Reproduce the full listing below unchanged, apart from the pictures.
--- Begin Data block ---
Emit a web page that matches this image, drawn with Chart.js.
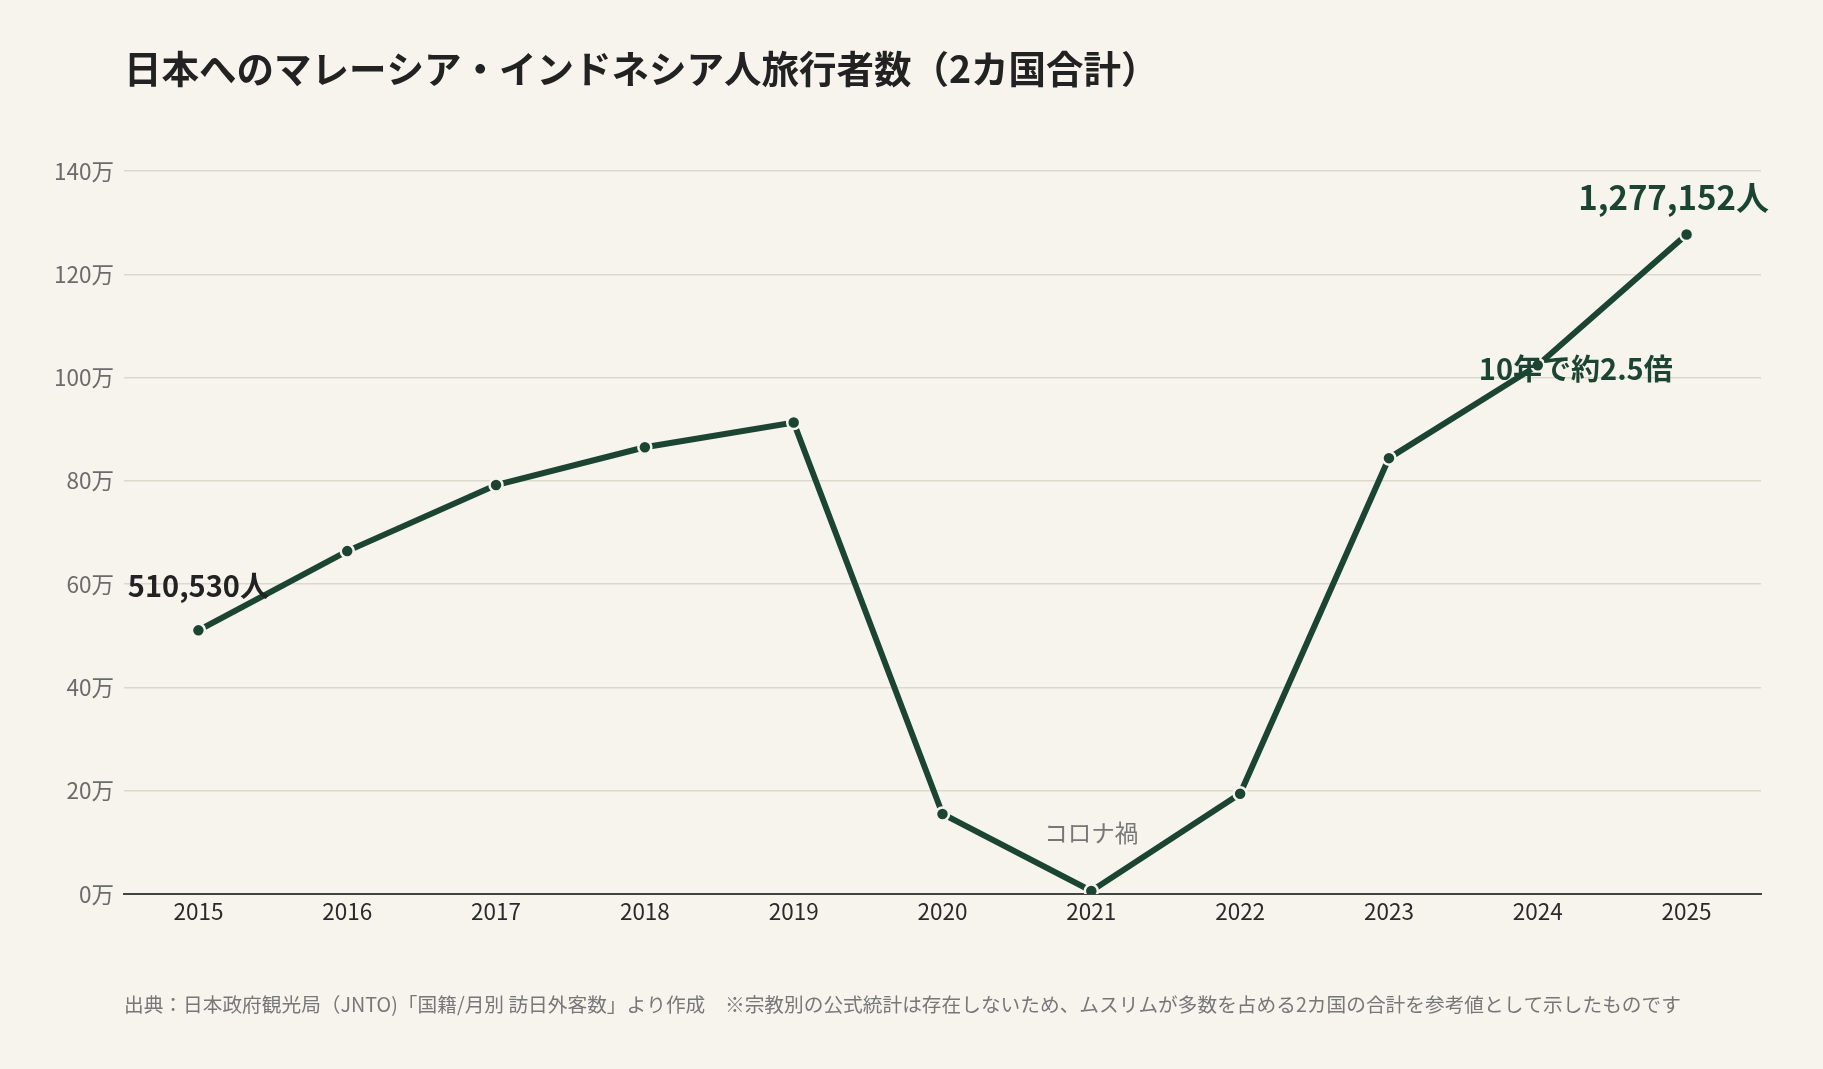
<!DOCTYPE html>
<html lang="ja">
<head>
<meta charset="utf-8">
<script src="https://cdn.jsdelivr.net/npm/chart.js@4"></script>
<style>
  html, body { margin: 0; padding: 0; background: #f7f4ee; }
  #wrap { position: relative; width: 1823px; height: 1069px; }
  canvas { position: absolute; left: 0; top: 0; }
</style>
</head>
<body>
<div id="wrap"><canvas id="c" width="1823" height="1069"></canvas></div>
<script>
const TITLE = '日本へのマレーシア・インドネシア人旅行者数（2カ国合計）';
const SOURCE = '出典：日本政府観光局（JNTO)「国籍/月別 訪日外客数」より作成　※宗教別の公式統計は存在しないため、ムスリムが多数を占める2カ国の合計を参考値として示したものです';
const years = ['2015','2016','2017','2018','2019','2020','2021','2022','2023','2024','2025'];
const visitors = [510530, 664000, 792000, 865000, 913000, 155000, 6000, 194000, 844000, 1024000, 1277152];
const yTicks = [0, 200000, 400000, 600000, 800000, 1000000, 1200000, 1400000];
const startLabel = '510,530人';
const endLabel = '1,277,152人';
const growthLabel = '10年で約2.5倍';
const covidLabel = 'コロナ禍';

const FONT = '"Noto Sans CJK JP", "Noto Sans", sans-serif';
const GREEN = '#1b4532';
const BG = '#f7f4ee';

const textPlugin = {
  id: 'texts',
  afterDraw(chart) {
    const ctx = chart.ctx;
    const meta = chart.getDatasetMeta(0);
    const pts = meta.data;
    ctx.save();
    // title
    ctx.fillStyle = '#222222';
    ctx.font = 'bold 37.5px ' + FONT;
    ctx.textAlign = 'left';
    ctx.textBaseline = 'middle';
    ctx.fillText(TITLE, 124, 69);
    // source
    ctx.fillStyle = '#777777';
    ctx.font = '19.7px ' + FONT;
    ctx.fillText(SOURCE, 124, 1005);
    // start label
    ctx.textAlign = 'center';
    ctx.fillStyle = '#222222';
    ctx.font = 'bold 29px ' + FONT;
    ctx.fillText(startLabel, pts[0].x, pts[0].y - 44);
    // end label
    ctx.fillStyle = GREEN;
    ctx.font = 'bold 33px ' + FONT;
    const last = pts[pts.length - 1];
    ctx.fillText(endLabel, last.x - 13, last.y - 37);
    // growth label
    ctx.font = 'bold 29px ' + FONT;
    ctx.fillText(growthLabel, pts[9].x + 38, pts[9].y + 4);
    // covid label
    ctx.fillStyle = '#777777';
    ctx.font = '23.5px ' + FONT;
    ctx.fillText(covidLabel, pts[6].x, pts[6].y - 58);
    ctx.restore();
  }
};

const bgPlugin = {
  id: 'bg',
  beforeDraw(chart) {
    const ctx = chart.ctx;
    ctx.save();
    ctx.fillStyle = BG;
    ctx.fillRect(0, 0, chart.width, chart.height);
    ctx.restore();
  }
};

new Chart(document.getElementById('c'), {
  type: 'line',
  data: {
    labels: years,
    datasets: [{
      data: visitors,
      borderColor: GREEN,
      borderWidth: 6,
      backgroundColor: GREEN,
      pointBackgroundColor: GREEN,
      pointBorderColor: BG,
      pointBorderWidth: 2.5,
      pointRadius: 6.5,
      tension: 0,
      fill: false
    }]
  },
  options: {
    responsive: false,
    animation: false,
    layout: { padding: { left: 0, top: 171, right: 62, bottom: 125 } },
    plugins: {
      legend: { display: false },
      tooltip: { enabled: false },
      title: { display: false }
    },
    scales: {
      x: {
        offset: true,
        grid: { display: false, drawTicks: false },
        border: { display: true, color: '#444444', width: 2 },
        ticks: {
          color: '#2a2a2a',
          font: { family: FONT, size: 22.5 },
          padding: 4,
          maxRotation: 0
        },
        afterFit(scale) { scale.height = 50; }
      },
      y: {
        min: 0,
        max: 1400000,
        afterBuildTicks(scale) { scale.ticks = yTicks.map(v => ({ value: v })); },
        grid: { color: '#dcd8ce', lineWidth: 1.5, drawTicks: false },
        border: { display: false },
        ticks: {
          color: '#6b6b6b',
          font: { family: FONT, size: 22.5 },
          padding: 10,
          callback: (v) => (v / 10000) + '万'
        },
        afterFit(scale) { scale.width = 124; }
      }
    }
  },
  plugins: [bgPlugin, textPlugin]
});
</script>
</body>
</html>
--- End Data block ---
[Output of the task]
Emit a web page that matches this image, drawn with Chart.js.
<!DOCTYPE html>
<html lang="ja">
<head>
<meta charset="utf-8">
<script src="https://cdn.jsdelivr.net/npm/chart.js@4"></script>
<style>
  html, body { margin: 0; padding: 0; background: #f7f4ee; }
  #wrap { position: relative; width: 1823px; height: 1069px; }
  canvas { position: absolute; left: 0; top: 0; }
</style>
</head>
<body>
<div id="wrap"><canvas id="c" width="1823" height="1069"></canvas></div>
<script>
const TITLE = '日本へのマレーシア・インドネシア人旅行者数（2カ国合計）';
const SOURCE = '出典：日本政府観光局（JNTO)「国籍/月別 訪日外客数」より作成　※宗教別の公式統計は存在しないため、ムスリムが多数を占める2カ国の合計を参考値として示したものです';
const years = ['2015','2016','2017','2018','2019','2020','2021','2022','2023','2024','2025'];
const visitors = [510530, 664000, 792000, 865000, 913000, 155000, 6000, 194000, 844000, 1024000, 1277152];
const yTicks = [0, 200000, 400000, 600000, 800000, 1000000, 1200000, 1400000];
const startLabel = '510,530人';
const endLabel = '1,277,152人';
const growthLabel = '10年で約2.5倍';
const covidLabel = 'コロナ禍';

const FONT = '"Noto Sans CJK JP", "Noto Sans", sans-serif';
const GREEN = '#1b4532';
const BG = '#f7f4ee';

const textPlugin = {
  id: 'texts',
  afterDraw(chart) {
    const ctx = chart.ctx;
    const meta = chart.getDatasetMeta(0);
    const pts = meta.data;
    ctx.save();
    // title
    ctx.fillStyle = '#222222';
    ctx.font = 'bold 37.5px ' + FONT;
    ctx.textAlign = 'left';
    ctx.textBaseline = 'middle';
    ctx.fillText(TITLE, 124, 69);
    // source
    ctx.fillStyle = '#777777';
    ctx.font = '19.7px ' + FONT;
    ctx.fillText(SOURCE, 124, 1005);
    // start label
    ctx.textAlign = 'center';
    ctx.fillStyle = '#222222';
    ctx.font = 'bold 29px ' + FONT;
    ctx.fillText(startLabel, pts[0].x, pts[0].y - 44);
    // end label
    ctx.fillStyle = GREEN;
    ctx.font = 'bold 33px ' + FONT;
    const last = pts[pts.length - 1];
    ctx.fillText(endLabel, last.x - 13, last.y - 37);
    // growth label
    ctx.font = 'bold 29px ' + FONT;
    ctx.fillText(growthLabel, pts[9].x + 38, pts[9].y + 4);
    // covid label
    ctx.fillStyle = '#777777';
    ctx.font = '23.5px ' + FONT;
    ctx.fillText(covidLabel, pts[6].x, pts[6].y - 58);
    ctx.restore();
  }
};

const bgPlugin = {
  id: 'bg',
  beforeDraw(chart) {
    const ctx = chart.ctx;
    ctx.save();
    ctx.fillStyle = BG;
    ctx.fillRect(0, 0, chart.width, chart.height);
    ctx.restore();
  }
};

new Chart(document.getElementById('c'), {
  type: 'line',
  data: {
    labels: years,
    datasets: [{
      data: visitors,
      borderColor: GREEN,
      borderWidth: 6,
      backgroundColor: GREEN,
      pointBackgroundColor: GREEN,
      pointBorderColor: BG,
      pointBorderWidth: 2.5,
      pointRadius: 6.5,
      tension: 0,
      fill: false
    }]
  },
  options: {
    responsive: false,
    animation: false,
    layout: { padding: { left: 0, top: 171, right: 62, bottom: 125 } },
    plugins: {
      legend: { display: false },
      tooltip: { enabled: false },
      title: { display: false }
    },
    scales: {
      x: {
        offset: true,
        grid: { display: false, drawTicks: false },
        border: { display: true, color: '#444444', width: 2 },
        ticks: {
          color: '#2a2a2a',
          font: { family: FONT, size: 22.5 },
          padding: 4,
          maxRotation: 0
        },
        afterFit(scale) { scale.height = 50; }
      },
      y: {
        min: 0,
        max: 1400000,
        afterBuildTicks(scale) { scale.ticks = yTicks.map(v => ({ value: v })); },
        grid: { color: '#dcd8ce', lineWidth: 1.5, drawTicks: false },
        border: { display: false },
        ticks: {
          color: '#6b6b6b',
          font: { family: FONT, size: 22.5 },
          padding: 10,
          callback: (v) => (v / 10000) + '万'
        },
        afterFit(scale) { scale.width = 124; }
      }
    }
  },
  plugins: [bgPlugin, textPlugin]
});
</script>
</body>
</html>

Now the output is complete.